=== Dataset rows ===
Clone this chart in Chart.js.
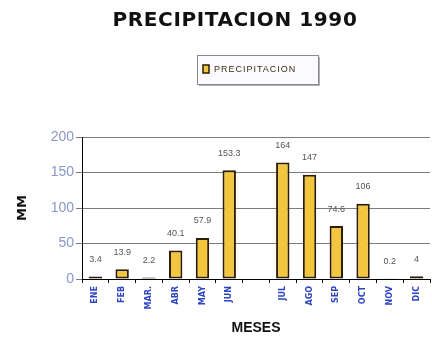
<!DOCTYPE html>
<html>
<head>
<meta charset="utf-8">
<script src="https://cdn.jsdelivr.net/npm/chart.js@4.4.0/dist/chart.umd.min.js"></script>
<style>
  html, body { margin: 0; padding: 0; background: #fff; }
  #wrap { width: 432px; height: 341px; }
</style>
</head>
<body>
<div id="wrap"><canvas id="lluvia"></canvas></div>
<script>
// meses (the empty slot is the gap between JUN and JUL)
const meses = ["ENE", "FEB", "MAR.", "ABR", "MAY", "JUN", "", "JUL", "AGO", "SEP", "OCT", "NOV", "DIC"];
const precipitacion = [3.4, 13.9, 2.2, 40.1, 57.9, 153.3, null, 164, 147, 74.6, 106, 0.2, 4];
const yTicks = [0, 50, 100, 150, 200];

const titulo = "PRECIPITACION 1990";
const barFill = "#f4c63d";
const barLine = "#2a1e0a";

// value printed above each bar
const valueLabels = {
  id: "valueLabels",
  afterDatasetsDraw(chart) {
    const ctx = chart.ctx;
    const meta = chart.getDatasetMeta(0);
    ctx.save();
    ctx.font = "9px 'Liberation Sans', Arial";
    ctx.fillStyle = "#555";
    ctx.textAlign = "center";
    ctx.textBaseline = "middle";
    meta.data.forEach((bar, i) => {
      const v = precipitacion[i];
      if (v === null) return;
      ctx.fillText(String(v), bar.x, bar.y - 17);
    });
    ctx.restore();
  }
};

// heading and boxed legend
const header = {
  id: "header",
  afterDraw(chart) {
    const ctx = chart.ctx;
    ctx.save();
    ctx.font = "bold 20px 'DejaVu Sans'";
    ctx.fillStyle = "#111";
    ctx.textAlign = "center";
    ctx.textBaseline = "middle";
    ctx.letterSpacing = "0.6px";
    ctx.fillText(titulo, 235, 21);
    ctx.restore();

    const x = 197, y = 55, w = 121, h = 29;
    ctx.save();
    ctx.fillStyle = "#b0b0b0";
    ctx.fillRect(x + 2, y + 2, w, h);
    ctx.fillStyle = "#fbfaff";
    ctx.fillRect(x, y, w, h);
    ctx.strokeStyle = "#8a8a8a";
    ctx.lineWidth = 1;
    ctx.strokeRect(x + 0.5, y + 0.5, w, h);
    ctx.fillStyle = barFill;
    ctx.fillRect(x + 6, y + 10, 6, 8);
    ctx.strokeStyle = barLine;
    ctx.lineWidth = 1.5;
    ctx.strokeRect(x + 6, y + 10, 6, 8);
    ctx.font = "9px 'Liberation Sans', Arial";
    ctx.fillStyle = "#3a3010";
    ctx.textBaseline = "middle";
    ctx.letterSpacing = "1px";
    ctx.fillText(chart.data.datasets[0].label, x + 17, y + 14.5);
    ctx.restore();
  }
};

const data = {
  labels: meses,
  datasets: [{
    label: "PRECIPITACION",
    data: precipitacion,
    backgroundColor: barFill,
    borderColor: barLine,
    borderWidth: 2,
    borderSkipped: false,
    barPercentage: 0.5,
    categoryPercentage: 1.0
  }]
};

const config = {
  type: "bar",
  data: data,
  options: {
    responsive: true,
    maintainAspectRatio: false,
    animation: false,
    layout: { padding: { left: 0, right: 2, top: 137, bottom: 0 } },
    plugins: {
      legend: { display: false },
      tooltip: { enabled: false },
      title: { display: false }
    },
    scales: {
      x: {
        afterFit(scale) { scale.height = 62; },
        grid: {
          drawOnChartArea: false,
          color: "#000",
          tickLength: 4,
          offset: true
        },
        border: { color: "#000", width: 1 },
        ticks: {
          color: "#2f45c0",
          font: { family: "'DejaVu Sans'", size: 8, weight: "bold" },
          minRotation: 90,
          maxRotation: 90,
          autoSkip: false,
          padding: 3
        },
        title: {
          display: true,
          text: "MESES",
          color: "#111",
          font: { family: "'Liberation Sans', Arial", size: 14, weight: "bold" },
          padding: { top: 0, bottom: 4 }
        }
      },
      y: {
        min: 0,
        max: 200,
        afterFit(scale) { scale.width = 82; },
        afterBuildTicks(scale) { scale.ticks = yTicks.map(v => ({ value: v })); },
        grid: {
          color: "#7c7c7c",
          lineWidth: 1,
          tickLength: 6
        },
        border: { color: "#000", width: 1 },
        ticks: {
          color: "#8a98c6",
          font: { family: "'Liberation Sans', Arial", size: 14 },
          padding: 2
        },
        title: {
          display: true,
          text: "MM",
          color: "#111",
          font: { family: "'DejaVu Sans'", size: 13, weight: "bold" },
          padding: { top: 15, bottom: 0 }
        }
      }
    }
  },
  plugins: [valueLabels, header]
};

const ctx = document.getElementById("lluvia");
new Chart(ctx, config);
</script>
</body>
</html>
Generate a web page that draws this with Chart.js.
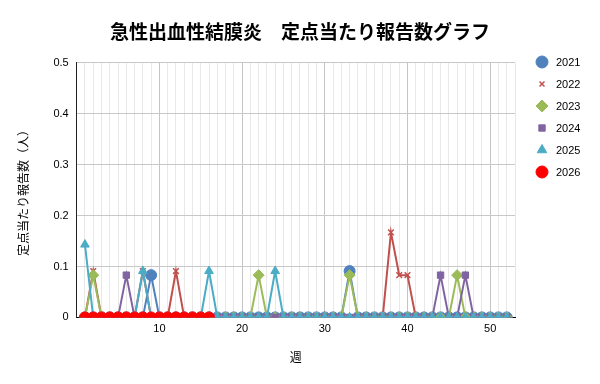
<!DOCTYPE html>
<html><head><meta charset="utf-8">
<script src="https://cdn.jsdelivr.net/npm/chart.js@4/dist/chart.umd.min.js"></script>
<style>html,body{margin:0;padding:0;background:#fff}#w{width:600px;height:384px}</style>
</head><body><div id="w"><canvas id="c" width="600" height="384"></canvas></div>
<script>
const weeks = Array.from({length: 52}, (_, i) => i + 1);
const seriesNames = ["2021","2022","2023","2024","2025","2026"];
// non-zero weekly values per year (week: value); all other weeks are 0
const y2021 = {9:0.083, 33:0.091};
const y2022 = {2:0.091, 8:0.091, 12:0.091, 38:0.167, 39:0.083, 40:0.083};
const y2023 = {2:0.083, 22:0.083, 33:0.083, 46:0.083};
const y2024 = {6:0.083, 44:0.083, 47:0.083};
const y2025 = {1:0.143, 8:0.091, 16:0.091, 24:0.091};
const y2026 = {};
const lastWeek = [52, 52, 52, 52, 52, 16];
const xTickLabels = [10, 20, 30, 40, 50];
const yTicks = [0, 0.1, 0.2, 0.3, 0.4, 0.5];

const colors = ["#4f81bd","#c0504d","#9bbb59","#8064a2","#4bacc6","#ff0000"];
const styles = ["circle","crossRot","rectRot","rect","triangle","circle"];
const radii = [5.5, 4, 5.5, 4.5, 5, 5.5];
const legendRadii = [6, 3.5, 6, 4.5, 5.5, 6];

const yearData = [y2021,y2022,y2023,y2024,y2025,y2026];
const datasets = yearData.map((d, i) => ({
  label: seriesNames[i],
  data: weeks.filter(w => w <= lastWeek[i]).map(w => ({x: w, y: d[w] || 0})),
  borderColor: colors[i],
  backgroundColor: colors[i],
  pointStyle: styles[i],
  pointRadius: radii[i],
  pointBorderWidth: styles[i] === "crossRot" ? 1.5 : 1,
  borderWidth: 2,
  order: 6 - i,
  clip: {left: 10, top: 10, right: 10, bottom: 0},
  tension: 0
}));

const legendPlugin = {
  id: 'sideLegend',
  afterDraw(chart) {
    const ctx = chart.ctx;
    ctx.save();
    chart.data.datasets.forEach((ds, i) => {
      const y = 62 + i * 22;
      ctx.fillStyle = ds.backgroundColor;
      ctx.strokeStyle = ds.borderColor;
      ctx.lineWidth = styles[i] === 'crossRot' ? 1.5 : 1;
      Chart.helpers.drawPoint(ctx, {pointStyle: styles[i], radius: legendRadii[i], rotation: 0, borderWidth: ctx.lineWidth}, 542, y);
      ctx.fillStyle = '#000';
      ctx.font = '11px "Liberation Sans", Arial';
      ctx.textBaseline = 'middle';
      ctx.textAlign = 'left';
      ctx.fillText(ds.label, 556, y + 0.5);
    });
    ctx.restore();
  }
};

new Chart(document.getElementById('c'), {
  type: 'line',
  data: {datasets},
  plugins: [legendPlugin],
  options: {
    responsive: false,
    animation: false,
    devicePixelRatio: 1,
    layout: {padding: {left: 0, right: 0, top: 0, bottom: 0}},
    plugins: {
      title: {
        display: true,
        text: '急性出血性結膜炎\u3000定点当たり報告数グラフ',
        color: '#000',
        font: {family: '"Noto Sans CJK JP"', size: 19, weight: 'bold'},
        padding: {top: 20, bottom: 20}
      },
      legend: {display: false},
      tooltip: {enabled: false}
    },
    scales: {
      x: {
        type: 'linear',
        min: 0, max: 53,
        afterBuildTicks: ax => { ax.ticks = Array.from({length: 54}, (_, i) => ({value: i})); },
        ticks: {
          autoSkip: false, maxRotation: 0,
          color: '#000', padding: 5,
          font: {family: '"Liberation Sans", Arial', size: 11},
          callback: v => xTickLabels.includes(v) ? String(v) : ''
        },
        grid: {
          color: c => (c.tick && c.tick.value % 10 === 0) ? '#c4c4c4' : '#e8e8e8',
          drawTicks: false
        },
        border: {color: '#000', width: 1},
        title: {display: true, text: '週', color: '#000',
          font: {family: '"Noto Sans CJK JP"', size: 12}, padding: {top: 10, bottom: 19}}
      },
      y: {
        min: 0, max: 0.5,
        afterBuildTicks: ax => { ax.ticks = yTicks.map(v => ({value: v})); },
        ticks: {
          color: '#000',
          font: {family: '"Liberation Sans", Arial', size: 11},
          padding: 8,
          callback: v => String(Math.round(v * 10) / 10)
        },
        grid: {color: '#c8c8c8', drawTicks: false},
        border: {color: '#222', width: 1},
        title: {display: true, text: '定点当たり報告数（人）', color: '#000',
          font: {family: '"Noto Sans CJK JP"', size: 12}, padding: {top: 16, bottom: 15}}
      },
      legendSpace: {
        type: 'linear',
        position: 'right',
        display: true,
        afterFit: s => { s.width = 85; },
        grid: {display: false, drawTicks: false},
        ticks: {display: false},
        border: {display: false}
      }
    }
  }
});
</script></body></html>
===
▶ [Task description] All lines holding the word "this" should be picked out and copied.

▶ [Result]
Clone this chart in Chart.js.
Generate a web page that draws this with Chart.js.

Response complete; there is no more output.